For what it's worth: the tracebacks we get from this refer to groups_for_user files. These are caches specifically created in the User model, calling methods on Rails cache. So yet another option might be to set up a different cache (another FileStore backed by a different directory?) when we're running crunch-dispatch, although I'm less sure how to do that nicely.
Updated by Brett Smith over 9 years ago
- Target version changed from Arvados Future Sprints to 2015-09-30 sprint
Updated by Brett Smith over 9 years ago
Manual test procedure:
- Start an API server without crunch-dispatch.
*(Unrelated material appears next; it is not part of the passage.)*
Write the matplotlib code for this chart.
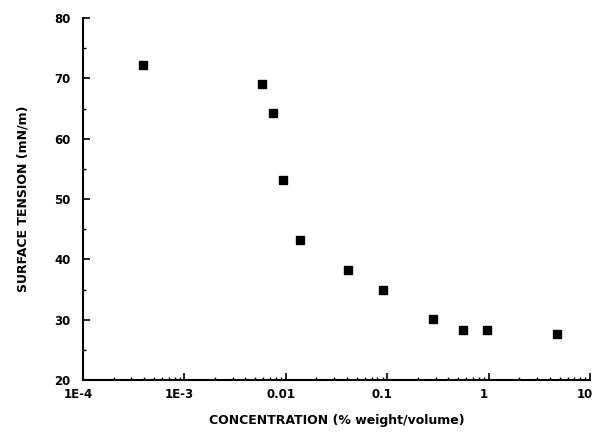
import matplotlib
matplotlib.use("Agg")
import matplotlib.pyplot as plt
import matplotlib.transforms as mtransforms
from matplotlib.ticker import LogLocator, FixedLocator, FixedFormatter, MultipleLocator, NullFormatter

concentration = [3.9e-4, 5.8e-3, 7.4e-3, 9.3e-3, 0.0138, 0.041, 0.091, 0.28, 0.565, 0.96, 4.7]
surface_tension = [72.2, 69.1, 64.3, 53.2, 43.3, 38.3, 35.0, 30.1, 28.3, 28.3, 27.6]
x_ticks = [1e-4, 1e-3, 1e-2, 1e-1, 1, 10]
x_tick_labels = ["1E-4", "1E-3", "0.01", "0.1", "1", "10"]
y_ticks = [20, 30, 40, 50, 60, 70, 80]

plt.rcParams['font.family'] = ['DejaVu Sans']
fig = plt.figure(figsize=(5.93, 4.32), dpi=100)
ax = fig.add_axes([0.140, 0.120, 0.855, 0.838])

ax.plot(concentration, surface_tension, linestyle='none', marker='s',
        markersize=5.5, color='black')

ax.set_xscale('log')
ax.set_xlim(1e-4, 10)
ax.set_ylim(20, 80)

ax.xaxis.set_major_locator(FixedLocator(x_ticks))
ax.xaxis.set_major_formatter(FixedFormatter(x_tick_labels))
ax.xaxis.set_minor_locator(LogLocator(base=10, subs=[2, 3, 4, 5, 6, 7, 8, 9], numticks=20))
ax.xaxis.set_minor_formatter(NullFormatter())
ax.yaxis.set_major_locator(FixedLocator(y_ticks))
ax.yaxis.set_minor_locator(MultipleLocator(5))

for s in ['top', 'right']:
    ax.spines[s].set_visible(False)
for s in ['left', 'bottom']:
    ax.spines[s].set_linewidth(1.5)

ax.tick_params(axis='both', which='major', direction='in', length=5, width=1.2,
               labelsize=8.5)
ax.tick_params(axis='y', which='major', pad=9)
ax.tick_params(axis='x', which='major', pad=6)
ax.tick_params(axis='both', which='minor', direction='in', length=2.5, width=1.0)

offset = mtransforms.ScaledTranslation(-5 / 100, 0, fig.dpi_scale_trans)
for lab in ax.get_xticklabels():
    lab.set_fontweight('bold')
    lab.set_transform(lab.get_transform() + offset)
for lab in ax.get_yticklabels():
    lab.set_fontweight('bold')

ax.set_xlabel("CONCENTRATION (% weight/volume)", fontsize=9, fontweight='bold', labelpad=9)
ax.set_ylabel("SURFACE TENSION (mN/m)", fontsize=9, fontweight='bold', labelpad=18)

fig.savefig("out.png", dpi=100, facecolor='white')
Put at least one job in its queue.
- Stop the API server.
- Empty Rails' tmp/cache directory.
- Start crunch-dispatch.
- Confirm that cache files created by crunch-dispatch are writable by the Web server user (www-data on Debian).
Updated by Brett Smith over 9 years ago
- Assigned To changed from Brett Smith to Peter Amstutz
Updated by Nico César over 9 years ago
on arvados dev reviewing b3badf7..e48701c only 1 line change in
jenkins/arvados-api-server-extras/arvados-api-server-upgrade.sh
LGTM!
Updated by Peter Amstutz over 9 years ago
Test process:
- Temporarily add "User.first.group_permissions" to
#run
method in crunch-dispatch to cause a cache to be written (I couldn't figure out the conditions that cause crunch-dispatch to create cache files consistently on startup) - Run
sudo -u root -g peter crunch-dispatch.rb
- This causes a
groups_for_user
file to be created. - Without umask:
-rw-r--r-- 1 root peter 530 Sep 23 12:40 groups_for_user_bseta-tpzed-000000000000000
API server breaks because it tries to deletegroups_for_user_bseta-tpzed-000000000000000
and it can't - With umask:
-rw-rw-r-- 1 root peter 531 Sep 23 12:41 groups_for_user_bseta-tpzed-000000000000000
API server works because it is able to deletegroups_for_user_bseta-tpzed-000000000000000
Updated by Peter Amstutz over 9 years ago
- Status changed from New to Resolved
Applied in changeset arvados|commit:acd1241cec9260d54c2dca55785e309644334c41.